July 16, 2006
It's Sunday, and even if it weren't for the siege, Beirut would be in a lull, but it would not be this bad. Almost all the stores are closed and the streets are pretty much empty. I went to a supermarket to stock up on some essentials, in case I get stuck on campus and can't access food from the outside. The only places that are really busy these days are the supermarkets; everyone wants to stock up in case things turn even worse. I'm terrible at shopping for war. I keep glancing at the wine bottles, then realizing that that's hardly emergency products! Well, it could be I suppose, but I'd rather keep my head clear with the situation as it is.
The Prime Minister was on TV, pledging to employ the Lebanese army to the south, practically begging the Israelis to stop the destruction of Lebanon. They won't relent, however. I'm scared for what might happen if Hizballah turns on the army, the government is so weak and the army could very well disintegrate along sectarian lines.
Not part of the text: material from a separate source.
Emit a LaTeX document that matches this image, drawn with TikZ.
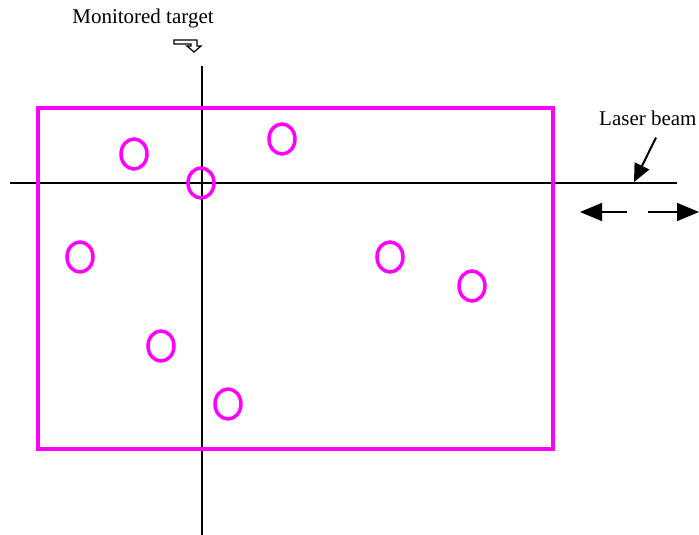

If I leave Lebanon, when will I be able to return? Will civil war return over Hizballah's arms? How can I leave when the one person I love more than anything is still here in the middle of everything? She's a feisty one, and I know she can take care of herself, but I'd hate to leave her nonetheless! It breaks my heart that it has come to this. B'hebbak, ya Loubnan!
Beirut has always been a place of contrast for me. Life and death, side by side in perfect harmony as it seems. This is true now more than ever; the sounds of people playing tennis is accompanied by fighter jets dropping bombs in another part of the city. I can understand why my friends and family have difficulty understanding my reluctance to leave, but quite frankly I think it's be more risky for me to try and make it to Syria on my own, and as for the organized evacuation of Swedish citizens, I think there are others that have been more directly affected by the bombings and therefore should be evacuated before me. Personally, I think I'm being quite rational.